Olympus Zuiko ED 7-14mm f/4
Review Date : Tue, 3 Jun 2008
Author : Jamie Harrison
Formidable quality – but it comes at a price...
|Pros:||Build, image quality|
Wideangle lenses are presumably a greater design challenge for Olympus and Panasonic, thanks to the 2x magnification of the smaller sensor. This lens offers the equivalent of 14-28mm in 35mm terms; the same focal length on a camera with an APS-C sensor would be around 9-18mm.
This means that Olympus has to produce shorter focal lengths to achieve the same angle of view, but the Four Thirds system does offer an advantage. The smaller imaging circle allows for smaller lenses, and the telecentric lens design should, in theory, produce more accurate results.
The lens itself is designed to work with Olympus Four Thirds cameras, which also have an intelligent mount system that recognises the lens and thus compensates for any inherent lens flaws. In this case, as an extreme wideangle, Olympus should have firmware than can detect the lens and have algorithms to correct any distortion such as barrelling and vignetting.
The lens contains 18 elements in 12 groups and at launch it was the first ED glass-moulded, double-sided aspherical camera lens greater than 50mm (and if that doesn’t impress you I don’t know what will!). Maybe this: the optics also include two Super ED (Extra Low Dispersion) lenses and two ED elements to eliminate chromatic aberration. Need more? How about the fact the lens is also fully weatherproof and dustproof and focuses down to 10cm? On the downside, the large, rounded front element doesn’t allow for filters to be attached, and there’s no rear filter drawer.
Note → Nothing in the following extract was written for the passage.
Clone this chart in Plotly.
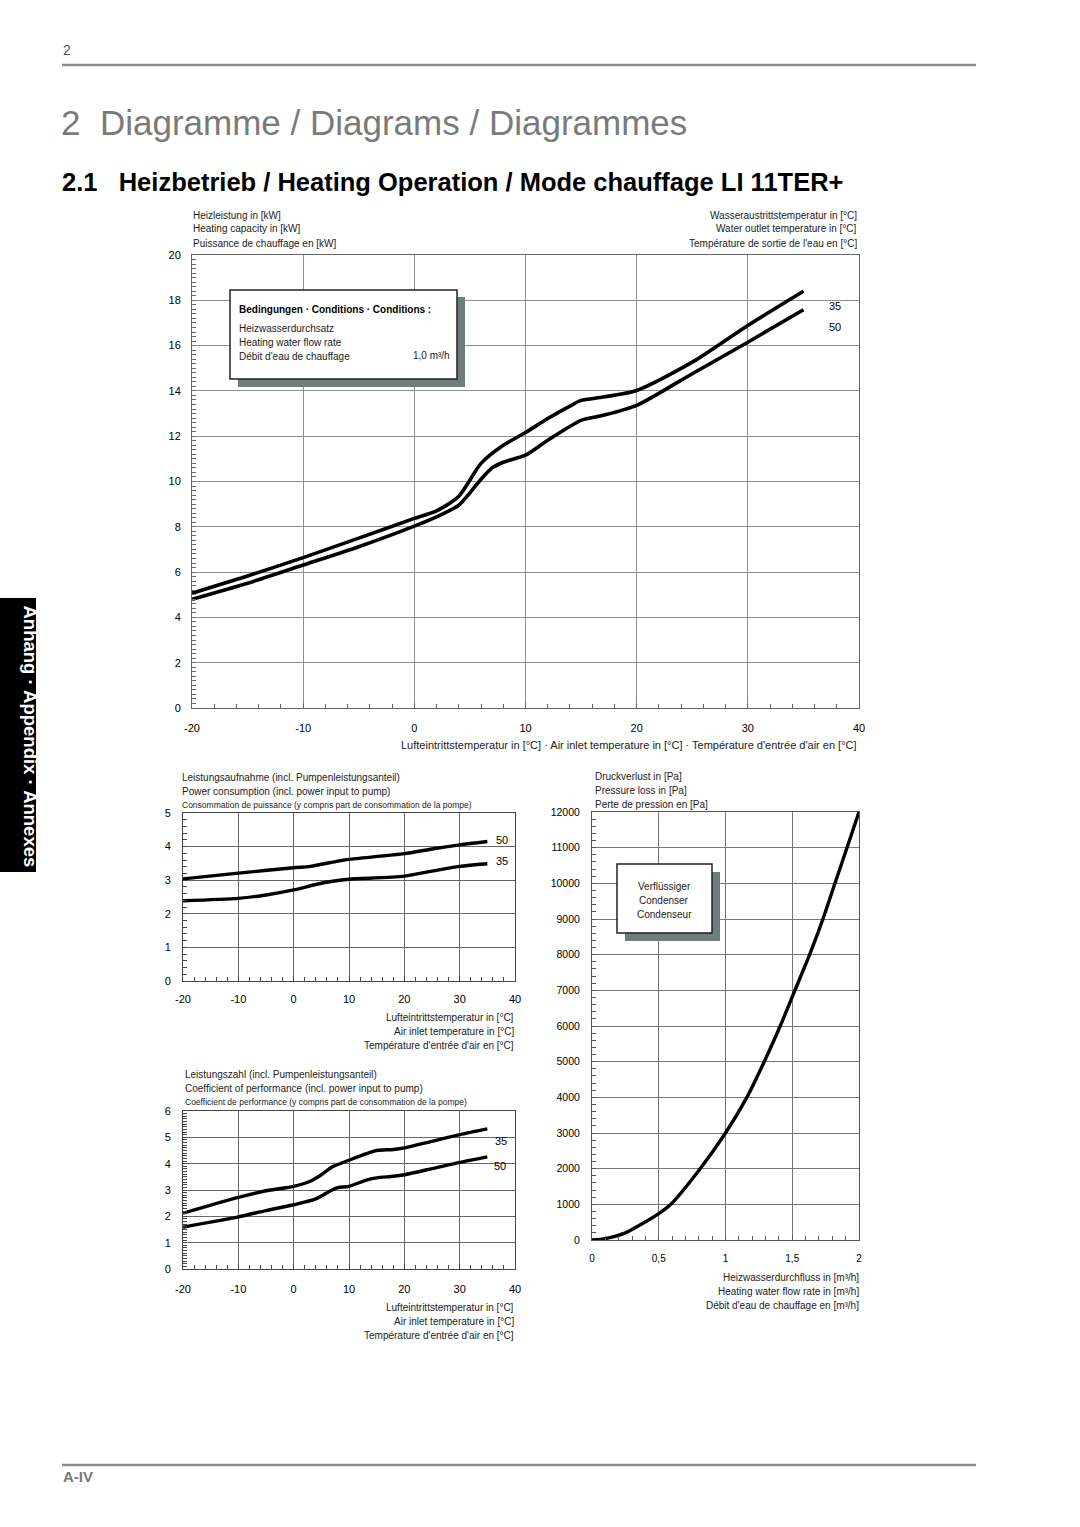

The build is tough and robust, with a decent weight – those 18 elements add to the lens bulk, especially as they need to maintain an f/4 continual wide aperture. A wide aperture means more glass to enable the powerful light-gathering facilities, and this necessitates more weight. To add to the feel of quality, deep grooved zoom and focus rings provide a sense of security when used.
Focusing is quick and effective, with the lens rarely struggling to find the subject, though this is also enabled by the fast AF system of the Olympus E-3 used for this review.
Image quality is very good, with excellent resolution at the 7mm end, dropping to merely formidable resolution at 14mm. I expect this, because lenses usually provide the best results at the shortest focal length. Similarly, chromatic aberration is very well handled, rising to no more than half a pixel at the corners and showing a trace of or no fringing in the centre.
This is also visible in the real-world test images, which are sharp and free from chromatic aberration thoughout the frame. On top of this the lens shows no vignetting and, while distortion is present, this is more because of the nature of the beast than any inherent optical fault.
This is an excellently constructed objective, with image quality to match. It’s particularly sharp at its widest end, although it’s fairly heavy and expensive, and would be of limited use to all but the most ardent fans of wideangle lenses.